Avec son jeu profond et teinté d’espièglerie, Sara Belviso nous a particulièrement séduits dans le rôle d’Alise, notamment dans son interprétation de la chanson ‘Fais-moi mal Johnny’. Idem pour le charismatique Stéphane Piller, aussi convaincant dans le rôle de Nicolas, le cuisinier, que dans les autres qu’il interprète ; et particulièrement celui, très drôle, du snob dont il s’approprie délicieusement la démarche ! Et que dire d’Adrien Grassard, tout simplement hilarant dans le rôle farfelu du médecin qui nous livre un « rap médical » aussi génial qu’improbable !
Une pièce hautement réjouissante !
La mise en scène, très rythmée, moderne et ingénieuse, contribue à donner à l’ensemble un côté effervescent et galvanisant, et parvient à traduire habilement la dimension surréaliste du roman de Boris Vian. Les moments de jeu et de chant – accompagnés par Loue Echalier au fameux pianocktail – s’articulent parfaitement, de même que s’entremêlent habilement les chansons de Boris Vian et les airs de Duke Ellington.
Ainsi, les musiques, le décor, les costumes et les lumières nous embarquent dans cet univers où chaque scène semble posée dans son écrin. On adore les instants où le jeu se fige tandis que l’écrivain intervient pour commenter ou réfléchir à la suite de son histoire. Et quelques tableaux sont de toute beauté. On pense notamment à la scène dans laquelle Colin multiplie les allers-retours chez le fleuriste pour couvrir – recouvrir même, littéralement – Chloé de fleurs, dans l’espoir de la sauver du nénuphar qui pousse dans son poumon…
Cette pièce est pleine de de vie, de fraîcheur, de poésie et d’élégance. Ça swing, ça pétille, ça tourbillonne. Et, de la même manière que l’excellente adaptation de l’œuvre de Maupassant, Une vie, avec Véronique Boutonnet & Victor Duez, découverte il y a quelques jours, cette adaptation de L’écume des jours nous a donné envie de nous replonger dans la lecture du livre !
Et elle nous a aussi donné envie de découvrir l’autre distribution de ce spectacle, que l’on ne peut que suspecter d’être aussi talentueuse !
L’écume des jours, de Boris Vian & Claudie Russo-Pelosi , mis en scène Claudie Russo-Pelosi, avec Aurélien Raynal ou Quentin Bossis, Loue Echalier ou Marie Jouhaud, Ethan Oliel ou Baptiste Hérout, Lou Tilly ou Léa Philippe, Charles Garcia ou Basile Sommermeyer, Claudie Russo-Pelosi ou Sara Belviso , Stéphane Piller ou Adelin Tirado, Émilie Le Néouanic ou Aurore Streich, Adrien Grassard ou Aymeric Haumont, se joue jusqu’au 16 octobre 2022, du mercredi au samedi à 19h et le dimanche à 16h, au Théâtre du Lucernaire.

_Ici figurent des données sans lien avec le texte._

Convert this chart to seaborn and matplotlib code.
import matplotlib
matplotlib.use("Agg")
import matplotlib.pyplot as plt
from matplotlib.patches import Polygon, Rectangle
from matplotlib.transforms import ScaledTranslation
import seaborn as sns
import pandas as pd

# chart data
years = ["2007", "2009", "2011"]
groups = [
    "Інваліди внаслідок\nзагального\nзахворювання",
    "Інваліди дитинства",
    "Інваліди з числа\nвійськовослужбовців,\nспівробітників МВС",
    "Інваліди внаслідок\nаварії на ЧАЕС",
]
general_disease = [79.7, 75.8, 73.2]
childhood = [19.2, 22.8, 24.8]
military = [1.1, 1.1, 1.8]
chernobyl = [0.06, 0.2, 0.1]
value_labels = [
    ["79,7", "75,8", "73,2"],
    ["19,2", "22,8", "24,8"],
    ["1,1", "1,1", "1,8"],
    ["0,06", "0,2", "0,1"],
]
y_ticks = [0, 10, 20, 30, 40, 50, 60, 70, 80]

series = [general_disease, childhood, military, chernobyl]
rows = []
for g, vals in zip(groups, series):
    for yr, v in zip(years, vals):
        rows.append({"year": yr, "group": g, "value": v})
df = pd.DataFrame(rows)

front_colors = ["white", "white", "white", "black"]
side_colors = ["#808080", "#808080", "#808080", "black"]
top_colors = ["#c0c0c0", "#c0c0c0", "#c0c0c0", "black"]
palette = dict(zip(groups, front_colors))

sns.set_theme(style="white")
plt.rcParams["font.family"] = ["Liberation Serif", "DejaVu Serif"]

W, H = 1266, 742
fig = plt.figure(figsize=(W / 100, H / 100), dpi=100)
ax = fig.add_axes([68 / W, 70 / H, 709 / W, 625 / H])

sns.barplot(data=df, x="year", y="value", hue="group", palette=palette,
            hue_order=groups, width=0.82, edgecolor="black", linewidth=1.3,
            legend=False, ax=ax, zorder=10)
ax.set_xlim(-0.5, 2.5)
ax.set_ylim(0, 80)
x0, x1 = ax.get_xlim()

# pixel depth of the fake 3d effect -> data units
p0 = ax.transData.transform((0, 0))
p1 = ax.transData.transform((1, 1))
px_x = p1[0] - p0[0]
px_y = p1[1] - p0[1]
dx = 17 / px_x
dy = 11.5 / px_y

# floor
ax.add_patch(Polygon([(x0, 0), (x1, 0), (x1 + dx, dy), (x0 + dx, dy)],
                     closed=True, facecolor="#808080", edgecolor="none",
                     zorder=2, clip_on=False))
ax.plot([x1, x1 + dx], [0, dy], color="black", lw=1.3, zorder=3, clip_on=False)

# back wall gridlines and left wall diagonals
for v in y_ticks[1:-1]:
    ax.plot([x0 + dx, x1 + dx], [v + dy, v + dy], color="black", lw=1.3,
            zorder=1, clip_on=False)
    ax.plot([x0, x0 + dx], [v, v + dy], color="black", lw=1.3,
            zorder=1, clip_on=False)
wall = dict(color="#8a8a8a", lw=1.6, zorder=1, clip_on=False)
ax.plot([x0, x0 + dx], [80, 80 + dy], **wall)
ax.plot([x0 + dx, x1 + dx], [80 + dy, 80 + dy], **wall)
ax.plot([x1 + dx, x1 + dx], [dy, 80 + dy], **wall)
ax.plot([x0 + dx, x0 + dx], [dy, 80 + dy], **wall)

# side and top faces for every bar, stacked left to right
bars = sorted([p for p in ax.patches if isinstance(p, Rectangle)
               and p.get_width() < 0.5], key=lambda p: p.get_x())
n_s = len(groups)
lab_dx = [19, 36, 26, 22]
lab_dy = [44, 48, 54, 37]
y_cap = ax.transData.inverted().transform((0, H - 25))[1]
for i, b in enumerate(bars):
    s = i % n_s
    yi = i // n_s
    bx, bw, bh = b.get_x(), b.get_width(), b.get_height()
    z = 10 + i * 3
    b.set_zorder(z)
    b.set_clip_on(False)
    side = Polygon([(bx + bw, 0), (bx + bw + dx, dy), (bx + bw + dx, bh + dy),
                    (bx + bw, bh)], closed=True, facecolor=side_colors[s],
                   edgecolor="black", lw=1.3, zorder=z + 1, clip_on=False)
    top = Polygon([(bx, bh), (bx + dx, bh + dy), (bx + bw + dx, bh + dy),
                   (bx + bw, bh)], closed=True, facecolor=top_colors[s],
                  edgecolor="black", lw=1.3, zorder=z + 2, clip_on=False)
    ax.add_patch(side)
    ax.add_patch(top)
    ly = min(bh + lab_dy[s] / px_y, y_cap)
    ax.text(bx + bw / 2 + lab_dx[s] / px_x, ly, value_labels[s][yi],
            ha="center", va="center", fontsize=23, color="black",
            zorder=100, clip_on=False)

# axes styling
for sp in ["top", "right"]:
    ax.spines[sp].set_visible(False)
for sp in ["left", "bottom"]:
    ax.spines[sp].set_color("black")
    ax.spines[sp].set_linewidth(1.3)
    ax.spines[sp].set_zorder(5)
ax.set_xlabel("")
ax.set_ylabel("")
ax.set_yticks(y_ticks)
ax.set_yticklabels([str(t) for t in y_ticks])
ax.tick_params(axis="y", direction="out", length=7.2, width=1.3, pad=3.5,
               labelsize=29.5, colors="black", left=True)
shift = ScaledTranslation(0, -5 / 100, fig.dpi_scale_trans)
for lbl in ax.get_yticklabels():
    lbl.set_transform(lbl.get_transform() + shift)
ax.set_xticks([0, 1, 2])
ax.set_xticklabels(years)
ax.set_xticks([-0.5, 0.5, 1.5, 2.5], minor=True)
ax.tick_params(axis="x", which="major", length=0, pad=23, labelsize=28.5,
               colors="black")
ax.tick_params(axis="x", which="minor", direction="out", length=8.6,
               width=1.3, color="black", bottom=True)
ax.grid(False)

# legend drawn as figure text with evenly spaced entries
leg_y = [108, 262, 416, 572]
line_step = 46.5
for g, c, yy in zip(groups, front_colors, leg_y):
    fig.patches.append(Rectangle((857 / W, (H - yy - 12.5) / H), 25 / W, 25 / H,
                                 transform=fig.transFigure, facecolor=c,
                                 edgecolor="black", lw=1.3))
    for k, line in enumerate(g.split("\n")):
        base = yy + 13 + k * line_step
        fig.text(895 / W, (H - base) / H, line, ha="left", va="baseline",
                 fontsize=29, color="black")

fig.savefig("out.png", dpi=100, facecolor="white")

[UPDATE 2023] Se joue du 14 juin au 27 août au Théâtre du Lucernaire.
Avis
C'est un réel plaisir de redécouvrir le roman mais aussi les chansons de Boris Vian à travers une pièce si audacieuse et surprenante. Tout y est bien pensé, bien dosé, et rempli de sincérité. Et l'on ne peut que passer un très bon moment, que l'on connaisse le roman ou non.